I also felt frustrated that this is the type of situation where the human drive for knowledge is so obvious, so blatant, and so thwarted.  People are fascinated.  They want to see.  They want firsthand experience.  But they are stuck behind barriers.  (Not saying there aren't good reasons for this, just saying it's frustrating.)

The kids pet some dogs, played in the sand, and got a rousing game of ball going with some other kids there (#howDoHomeschoolersSocialize)

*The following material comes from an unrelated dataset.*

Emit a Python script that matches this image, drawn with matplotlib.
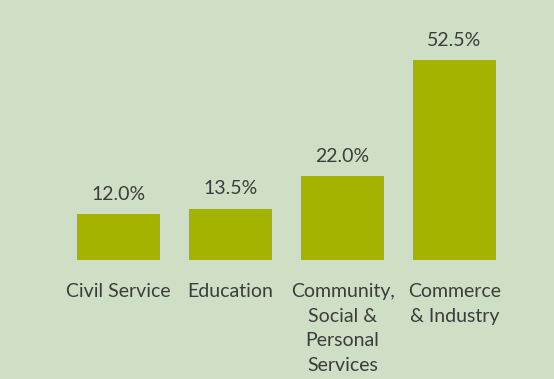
import matplotlib.pyplot as plt

categories = ["Civil Service", "Education", "Community,\nSocial &\nPersonal\nServices", "Commerce\n& Industry"]
values = [12.0, 13.5, 22.0, 52.5]

bg = '#cfdfc5'
bar_color = '#a3b300'
text_color = '#3c3c3c'

plt.rcParams['font.family'] = ['Lato', 'DejaVu Sans']

fig = plt.figure(figsize=(5.54, 3.79), dpi=100, facecolor=bg)
ax = fig.add_axes([0.1128, 0.314, 0.8087, 0.603])
ax.set_facecolor(bg)

x = range(len(values))
bars = ax.bar(x, values, width=0.74, color=bar_color)

for xi, v in zip(x, values):
    ax.annotate(f'{v:.1f}%', (xi, v), xytext=(0, 8), textcoords='offset points',
                ha='center', va='bottom', fontsize=14, color=text_color)

ax.set_xlim(-0.5, 3.5)
ax.set_ylim(0, 60)
ax.set_xticks(list(x))
ax.set_xticklabels(categories, fontsize=14, color=text_color, linespacing=1.55, va='top')
ax.tick_params(axis='x', length=0, pad=16.5)
ax.set_yticks([])
for s in ax.spines.values():
    s.set_visible(False)

plt.savefig('out.png', dpi=100, facecolor=bg)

On the way home, Jack asked me to sing Ma Nishtana.  He happened to see the Maccabeats new video on facebook and had me play it for him yesterday.  Then last night he wanted me to sing it.  And then today.  The kids all caught the words "kulana mesubin" and started laughing.  I asked them if they know what it means, and they didn't.  And I told them leaning.  Jack noted that Elazar does eat leaning sometimes.  I said that the song says on all other nights we eat both ways, leaning and not leaning.  But on Pesach we all lean.  Elazar said: Hey, like kings!  I said yes.  He was thrilled that he realized the intent of the leaning.  We talked a bit about other things we do that are king-like at the Seder.

So did this end up being the once in a lifetime experience I was so nervous about not availing to my kids?  Nope.  Was it a pleasant interlude?  Yep.